Riots by youths in the suburbs of French cities in 2005 were blamed on the physical segregation between rich inner cities and the deprived outer neighbourhoods. But what is clear from the events of recent days in Britain is that segregation is not just a geographic phenomenon; it can happen in the mind too. These youths live in the heart of wealthy British cities, but they do not feel part of them. The warning signs have been flashing for many years, particularly in London. They were visible in the motiveless murder in 2000 of Damilola Taylor in Peckham. It could be seen in the reports of mobs of youths "steaming" commuters on London trains and buses to relieve them of their valuables.
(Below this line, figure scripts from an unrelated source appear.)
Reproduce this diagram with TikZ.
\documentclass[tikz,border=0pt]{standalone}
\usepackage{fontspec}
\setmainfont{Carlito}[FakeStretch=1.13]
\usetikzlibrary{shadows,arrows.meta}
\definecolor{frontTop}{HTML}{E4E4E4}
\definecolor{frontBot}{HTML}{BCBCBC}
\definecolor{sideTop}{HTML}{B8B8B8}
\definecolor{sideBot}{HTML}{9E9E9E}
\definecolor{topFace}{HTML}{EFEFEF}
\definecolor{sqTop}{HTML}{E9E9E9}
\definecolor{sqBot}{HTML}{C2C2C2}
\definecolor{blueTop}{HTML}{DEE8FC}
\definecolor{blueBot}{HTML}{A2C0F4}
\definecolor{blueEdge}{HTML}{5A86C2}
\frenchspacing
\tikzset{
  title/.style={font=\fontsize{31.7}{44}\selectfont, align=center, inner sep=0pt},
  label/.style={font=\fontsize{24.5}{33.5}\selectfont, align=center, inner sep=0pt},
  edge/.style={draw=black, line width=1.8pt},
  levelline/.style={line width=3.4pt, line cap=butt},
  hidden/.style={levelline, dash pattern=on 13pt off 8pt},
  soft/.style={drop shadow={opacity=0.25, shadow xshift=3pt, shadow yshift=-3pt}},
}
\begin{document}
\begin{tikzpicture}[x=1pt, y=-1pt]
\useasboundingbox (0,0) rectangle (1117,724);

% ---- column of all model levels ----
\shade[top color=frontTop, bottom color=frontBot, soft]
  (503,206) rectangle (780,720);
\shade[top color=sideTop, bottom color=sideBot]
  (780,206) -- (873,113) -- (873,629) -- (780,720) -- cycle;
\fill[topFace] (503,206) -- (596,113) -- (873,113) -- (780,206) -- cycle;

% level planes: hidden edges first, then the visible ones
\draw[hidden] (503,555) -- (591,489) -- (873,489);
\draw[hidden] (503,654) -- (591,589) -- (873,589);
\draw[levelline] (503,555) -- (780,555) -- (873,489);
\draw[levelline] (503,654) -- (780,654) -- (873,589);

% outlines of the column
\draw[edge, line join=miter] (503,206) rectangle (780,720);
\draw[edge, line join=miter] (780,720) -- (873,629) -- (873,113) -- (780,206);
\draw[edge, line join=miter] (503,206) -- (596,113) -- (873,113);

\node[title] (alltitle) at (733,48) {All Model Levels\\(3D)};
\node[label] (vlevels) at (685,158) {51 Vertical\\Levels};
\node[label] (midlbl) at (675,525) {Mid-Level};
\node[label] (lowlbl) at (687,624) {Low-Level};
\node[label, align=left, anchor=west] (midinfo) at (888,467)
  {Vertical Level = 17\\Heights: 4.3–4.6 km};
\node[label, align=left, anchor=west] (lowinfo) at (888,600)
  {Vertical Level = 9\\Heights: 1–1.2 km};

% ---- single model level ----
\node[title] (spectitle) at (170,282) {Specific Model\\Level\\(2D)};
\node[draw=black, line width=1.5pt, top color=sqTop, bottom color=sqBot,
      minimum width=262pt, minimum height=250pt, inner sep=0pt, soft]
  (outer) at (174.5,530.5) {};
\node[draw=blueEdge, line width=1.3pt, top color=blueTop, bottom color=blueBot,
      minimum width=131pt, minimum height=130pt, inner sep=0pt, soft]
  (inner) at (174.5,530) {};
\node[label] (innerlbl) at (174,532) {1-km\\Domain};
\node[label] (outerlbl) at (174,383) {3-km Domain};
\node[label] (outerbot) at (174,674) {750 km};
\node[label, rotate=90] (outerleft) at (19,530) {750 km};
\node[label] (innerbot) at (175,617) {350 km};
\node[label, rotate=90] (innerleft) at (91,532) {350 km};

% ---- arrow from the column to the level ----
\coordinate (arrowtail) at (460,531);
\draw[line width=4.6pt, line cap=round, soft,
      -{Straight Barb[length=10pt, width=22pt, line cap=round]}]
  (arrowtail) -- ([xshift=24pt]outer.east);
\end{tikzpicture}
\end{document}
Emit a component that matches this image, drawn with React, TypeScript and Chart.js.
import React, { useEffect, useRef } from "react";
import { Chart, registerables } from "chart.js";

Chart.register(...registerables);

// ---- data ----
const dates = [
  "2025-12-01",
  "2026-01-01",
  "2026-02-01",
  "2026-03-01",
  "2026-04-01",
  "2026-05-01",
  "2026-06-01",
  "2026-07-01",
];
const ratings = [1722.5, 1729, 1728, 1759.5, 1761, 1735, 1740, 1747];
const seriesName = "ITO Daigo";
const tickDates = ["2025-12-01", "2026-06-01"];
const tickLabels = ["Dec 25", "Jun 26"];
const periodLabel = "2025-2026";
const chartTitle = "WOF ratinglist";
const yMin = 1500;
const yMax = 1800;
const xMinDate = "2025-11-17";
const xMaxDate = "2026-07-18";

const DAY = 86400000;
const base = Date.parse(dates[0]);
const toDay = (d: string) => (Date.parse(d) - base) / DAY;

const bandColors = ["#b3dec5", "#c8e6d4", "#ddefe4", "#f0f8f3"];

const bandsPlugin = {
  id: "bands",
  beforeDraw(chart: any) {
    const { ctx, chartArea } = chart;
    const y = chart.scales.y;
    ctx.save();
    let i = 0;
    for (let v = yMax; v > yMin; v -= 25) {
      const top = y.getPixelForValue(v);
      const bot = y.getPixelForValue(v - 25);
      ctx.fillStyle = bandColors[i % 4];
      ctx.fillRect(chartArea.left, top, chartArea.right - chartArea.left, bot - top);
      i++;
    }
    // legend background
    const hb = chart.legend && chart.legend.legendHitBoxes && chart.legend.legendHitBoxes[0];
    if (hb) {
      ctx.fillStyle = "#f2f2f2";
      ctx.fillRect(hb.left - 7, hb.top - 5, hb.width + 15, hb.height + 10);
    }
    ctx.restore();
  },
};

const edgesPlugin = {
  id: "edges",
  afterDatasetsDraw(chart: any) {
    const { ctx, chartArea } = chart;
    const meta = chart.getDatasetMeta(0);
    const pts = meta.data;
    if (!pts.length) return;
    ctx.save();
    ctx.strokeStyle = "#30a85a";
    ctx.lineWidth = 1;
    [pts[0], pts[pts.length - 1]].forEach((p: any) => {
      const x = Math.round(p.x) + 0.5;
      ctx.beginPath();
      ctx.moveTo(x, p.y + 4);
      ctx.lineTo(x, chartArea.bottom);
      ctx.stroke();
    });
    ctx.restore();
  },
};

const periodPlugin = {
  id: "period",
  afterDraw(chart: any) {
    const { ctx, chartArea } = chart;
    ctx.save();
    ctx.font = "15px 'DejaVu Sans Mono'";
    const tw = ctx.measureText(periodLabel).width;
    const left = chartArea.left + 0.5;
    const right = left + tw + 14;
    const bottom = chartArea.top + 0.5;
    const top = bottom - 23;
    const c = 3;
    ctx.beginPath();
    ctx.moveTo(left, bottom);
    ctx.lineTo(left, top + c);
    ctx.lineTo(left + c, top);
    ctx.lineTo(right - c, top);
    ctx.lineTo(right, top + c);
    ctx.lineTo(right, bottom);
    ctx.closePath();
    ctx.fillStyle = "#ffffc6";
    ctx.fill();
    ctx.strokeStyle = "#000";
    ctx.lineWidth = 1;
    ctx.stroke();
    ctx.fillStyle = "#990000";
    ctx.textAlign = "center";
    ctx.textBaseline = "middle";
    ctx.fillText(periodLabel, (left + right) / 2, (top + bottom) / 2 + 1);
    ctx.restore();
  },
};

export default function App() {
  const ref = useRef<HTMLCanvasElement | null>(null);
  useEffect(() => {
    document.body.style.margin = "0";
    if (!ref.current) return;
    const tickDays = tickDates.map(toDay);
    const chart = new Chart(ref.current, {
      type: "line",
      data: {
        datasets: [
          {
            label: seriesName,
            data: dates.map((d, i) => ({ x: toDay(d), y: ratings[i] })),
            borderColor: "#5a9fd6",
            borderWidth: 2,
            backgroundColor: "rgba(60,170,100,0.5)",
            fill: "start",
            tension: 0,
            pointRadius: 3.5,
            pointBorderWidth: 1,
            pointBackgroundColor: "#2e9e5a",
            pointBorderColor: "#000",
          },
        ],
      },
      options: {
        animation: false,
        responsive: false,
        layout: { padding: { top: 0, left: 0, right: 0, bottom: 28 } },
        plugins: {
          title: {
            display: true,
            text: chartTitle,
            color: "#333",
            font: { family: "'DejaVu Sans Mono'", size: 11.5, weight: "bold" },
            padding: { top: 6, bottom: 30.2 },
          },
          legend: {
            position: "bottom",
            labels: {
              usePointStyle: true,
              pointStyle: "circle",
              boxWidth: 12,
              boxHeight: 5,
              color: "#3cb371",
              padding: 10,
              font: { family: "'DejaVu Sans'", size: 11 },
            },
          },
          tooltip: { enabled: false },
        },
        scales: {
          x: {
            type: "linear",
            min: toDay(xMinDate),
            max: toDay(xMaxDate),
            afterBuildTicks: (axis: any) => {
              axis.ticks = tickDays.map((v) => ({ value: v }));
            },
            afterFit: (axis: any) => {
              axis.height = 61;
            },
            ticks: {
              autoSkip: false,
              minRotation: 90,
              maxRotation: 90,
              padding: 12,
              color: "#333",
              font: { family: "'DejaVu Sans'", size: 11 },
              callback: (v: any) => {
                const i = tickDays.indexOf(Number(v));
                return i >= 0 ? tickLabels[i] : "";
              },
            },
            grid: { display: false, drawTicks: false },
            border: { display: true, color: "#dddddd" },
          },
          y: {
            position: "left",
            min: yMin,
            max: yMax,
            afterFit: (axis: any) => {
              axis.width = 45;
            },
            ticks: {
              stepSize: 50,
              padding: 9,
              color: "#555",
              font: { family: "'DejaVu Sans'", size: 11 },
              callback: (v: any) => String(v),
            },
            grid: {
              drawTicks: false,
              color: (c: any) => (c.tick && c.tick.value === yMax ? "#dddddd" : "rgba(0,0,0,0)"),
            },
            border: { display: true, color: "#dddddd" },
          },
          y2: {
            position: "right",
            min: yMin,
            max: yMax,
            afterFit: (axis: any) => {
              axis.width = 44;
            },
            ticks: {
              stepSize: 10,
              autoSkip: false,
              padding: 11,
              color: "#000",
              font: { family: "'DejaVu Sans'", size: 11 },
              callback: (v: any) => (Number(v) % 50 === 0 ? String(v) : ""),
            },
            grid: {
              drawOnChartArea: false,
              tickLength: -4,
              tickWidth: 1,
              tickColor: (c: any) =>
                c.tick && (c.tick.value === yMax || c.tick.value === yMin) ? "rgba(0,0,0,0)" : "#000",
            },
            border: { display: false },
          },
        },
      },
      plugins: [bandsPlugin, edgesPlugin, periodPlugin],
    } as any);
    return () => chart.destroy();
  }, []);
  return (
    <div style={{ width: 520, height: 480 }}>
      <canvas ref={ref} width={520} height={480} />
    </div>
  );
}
It has been visible in the resurgence of knife assaults and gang shootings, even while the overall level of crime nationally continued to decline.

The great state departments of education, welfare, health and housing have failed these groups. Far too little has been done by successive generations of politicians and public servants to integrate these individuals into normal society. The fuse for this explosion has been burning down for years, perhaps even decades. If any good can emerge from the horrors of recent days it will be that we finally face up to the shame of our excluded underclass.